Лес встречает женщин своим многоголосьем. Он трещит и каркает, лает и чирикает. Шуршат и колышутся деревья, а по ним с ветки на ветку прыгают божьи твари всех мастей, и Урсула крепче сжимает в руке волшебную палочку.
– А у нас будет пикник? – снова спрашивает Руби, оглядываясь. Кругом пляшут солнечные блики, и, должно быть, она, как и Урсула, думает, что лес – это холст, на который художник нанес свежие мазки: желтые и золотистые тона поверх густых изумрудных и сепии.
Руби так хочется праздника, что Урсула не смеет ее больше разочаровывать. Она достает из кармана ягодное драже со вкусом сливы и лаванды, которое она купила специально для Руби. Руби всегда говорила, что любое угощение лилового или фиолетового цветов имеет вкус счастья. Именно поэтому торт к ее дню рождения всегда украшали кремом и сахарной глазурью цвета лаванды.
Урсула трясет коробочкой с драже словно маракасами.
– Да, вот тебе пикник.
– Чудесно! – Руби хлопает в ладоши.
Петляющая среди папоротника тропинка уже начала зарастать, но не настолько, чтобы Урсула сбилась с пути.
– Нам сюда. – Урсула обгоняет Руби, и теперь они идут гуськом, друг за дружкой.
Урсуле так даже легче, чтобы не видеть ненакрашенного лица Руби, все же лица мужчины, хоть она и одета в старомодный женский наряд. Руби так иссохла, что одежда болтается на ней, как на пугале, а лиф платья провис, и это создает неприятное впечатление.
Но ведь женщина – это не ее грудь. Урсула знает это как никто другой: сколько женщин приходило к ней за снадобьем от тошноты после многонедельной химиотерапии. Ради того, чтобы жить, им пришлось пожертвовать своей грудью, заплатив страшную цену. Впрочем, Урсула давно подозревала, что боги страдают крайней степенью женоненавистничества.
Из всех сестер у Урсулы самая пышная грудь, даже больше, чем у Иезавель. Руби не раз вслух признавалась, что завидует ей. Урсула думает, каково было бы ей, лишись она предмета своей гордости, ведь она всегда воспринимала свои пышные формы как должное. И почему эти холмики, эти наслоения жира, что позволяют нам чувствовать себя женщиной, потом вдруг исчезают из-за предательской болезни?

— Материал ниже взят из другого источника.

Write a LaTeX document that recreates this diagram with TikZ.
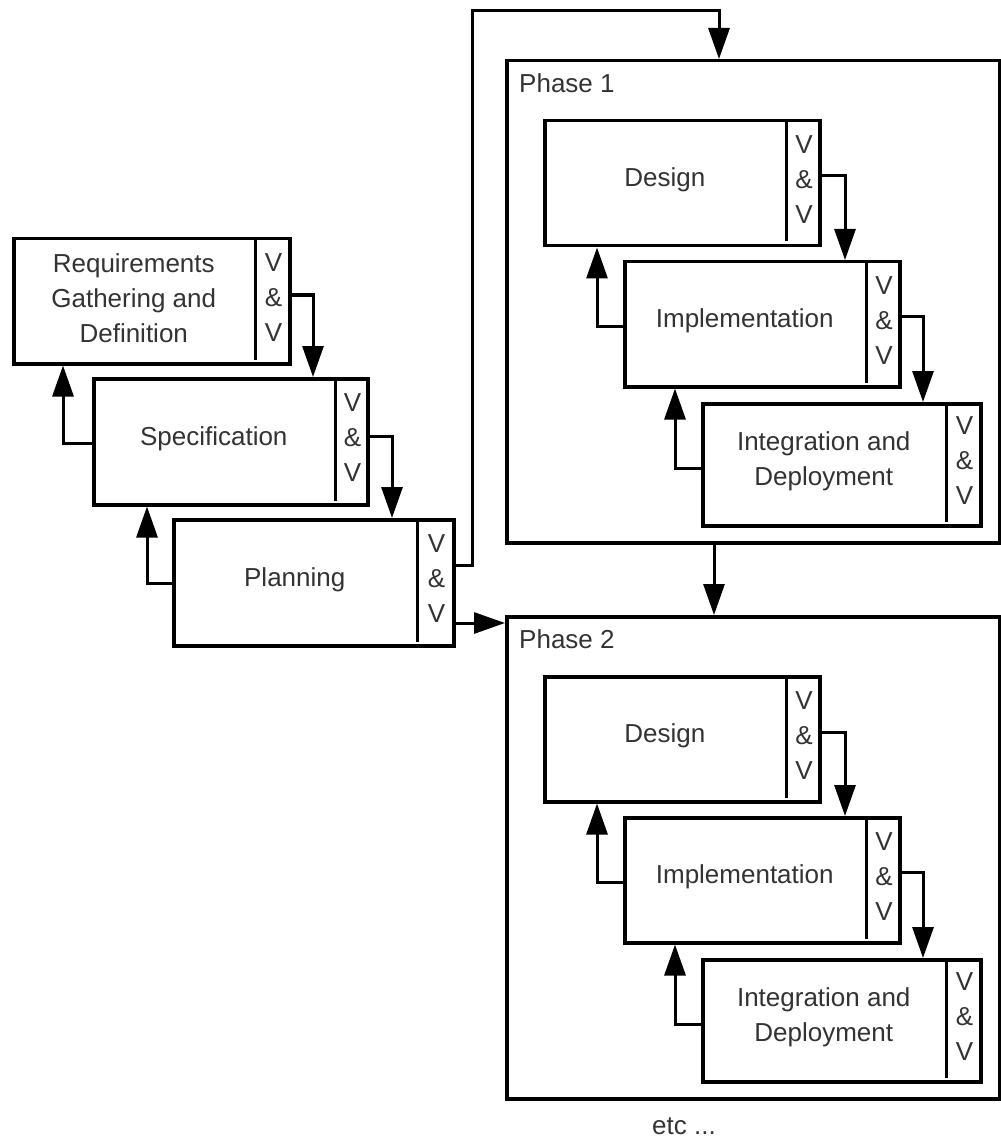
\documentclass[tikz,border=0pt]{standalone}
\usepackage{fontspec}
\setmainfont{Liberation Sans}
\usetikzlibrary{arrows.meta,calc}
\tikzset{
  boxnode/.style={draw, line width=3.5pt, anchor=north west, inner sep=0pt, fill=white},
  phasebox/.style={draw, line width=3.5pt, anchor=north west, inner sep=0pt},
  txt/.style={font=\fontsize{26}{35}\selectfont, text=black!80, align=center, inner sep=0pt},
  divline/.style={line width=3pt},
  conn/.style={line width=3pt, -{Triangle[length=31pt,width=21pt]}},
  plainconn/.style={line width=3pt}
}
\newcommand\vvbox[7]{%
  \node[boxnode, minimum width=#4pt, minimum height=#5pt] (#1) at (#2,#3) {};
  \draw[divline] ($(#1.north east)+(-#6,0)$) -- ($(#1.south east)+(-#6,-6)$);
  \node[txt] (#1-t) at ($(#1.center)+(-#6/2,-3)$) {#7};
  \node[txt] (#1-vv) at ($(#1.east)+(-#6/2,-4)$) {V\\\&\\V};
}
\begin{document}
\begin{tikzpicture}[x=1pt,y=-1pt]
\useasboundingbox (0,0) rectangle (1000,1139);
% phases
\node[phasebox, minimum width=493pt, minimum height=482pt] (ph1) at (505,59) {};
\node[phasebox, minimum width=493pt, minimum height=482pt] (ph2) at (505,615) {};
\node[txt, anchor=west] (ph1lab) at (519,83) {Phase 1};
\node[txt, anchor=west] (ph2lab) at (519,639) {Phase 2};
% left column
\vvbox{req}{12}{237}{276}{125}{36}{Requirements\\Gathering and\\Definition}
\vvbox{spec}{92}{377}{274}{126}{34}{Specification}
\vvbox{plan}{172}{518}{280}{126}{38}{Planning}
% phase boxes
\vvbox{des1}{543}{119}{275}{125}{35}{Design}
\vvbox{imp1}{623}{260}{275}{125}{35}{Implementation}
\vvbox{int1}{701}{402}{278}{122}{36}{Integration and\\Deployment}
\vvbox{des2}{543}{675}{275}{125}{35}{Design}
\vvbox{imp2}{623}{816}{275}{125}{35}{Implementation}
\vvbox{int2}{701}{958}{278}{122}{36}{Integration and\\Deployment}
\node[txt] (etc) at (684,1126) {etc ...};
% left connectors
\draw[conn] ($(req.north east)+(0,58)$) -| ($(spec.north west)+(221,0)$);
\draw[conn] ($(spec.north west)+(0,66)$) -| ($(req.south west)+(51,0)$);
\draw[conn] ($(spec.north east)+(0,59)$) -| ($(plan.north west)+(220,0)$);
\draw[conn] ($(plan.north west)+(0,65)$) -| ($(spec.south west)+(55,0)$);
% planning to phases
\coordinate (bend) at (472,11);
\draw[conn] ($(plan.north east)+(0,47)$) -| (bend) -| ($(ph1.north west)+(214,0)$);
\draw[conn] ($(plan.north east)+(0,105)$) -- (ph2.west |- 0,623);
\draw[conn] ($(ph1.south west)+(209,0)$) -- ($(ph2.north west)+(209,0)$);
% within phases
\foreach \s in {1,2}{
  \draw[conn] ($(des\s.north east)+(0,57)$) -| ($(imp\s.north west)+(222,0)$);
  \draw[conn] ($(imp\s.north west)+(0,66)$) -| ($(des\s.south west)+(54,0)$);
  \draw[conn] ($(imp\s.north east)+(0,56)$) -| ($(int\s.north west)+(222,0)$);
  \draw[conn] ($(int\s.north west)+(0,66)$) -| ($(imp\s.south west)+(52,0)$);
}
\end{tikzpicture}
\end{document}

Но все признаки, делающие женщину женщиной, а мужчину мужчиной, по сути – такая малость. Если честно, Урсула никогда не чувствовала себя женщиной, ни единого дня в своей жизни – даже несмотря на свою пышную грудь. Она всегда была мальчишкой-сорванцом, и в подростковом возрасте за нее взялась Руби, подсказывая, как стать более женственной.
Но разве это так важно?
Погруженная в собственные размышления, Урсула даже не заметила, как отстала Руби, а потом за спиной послышался душераздирающий крик.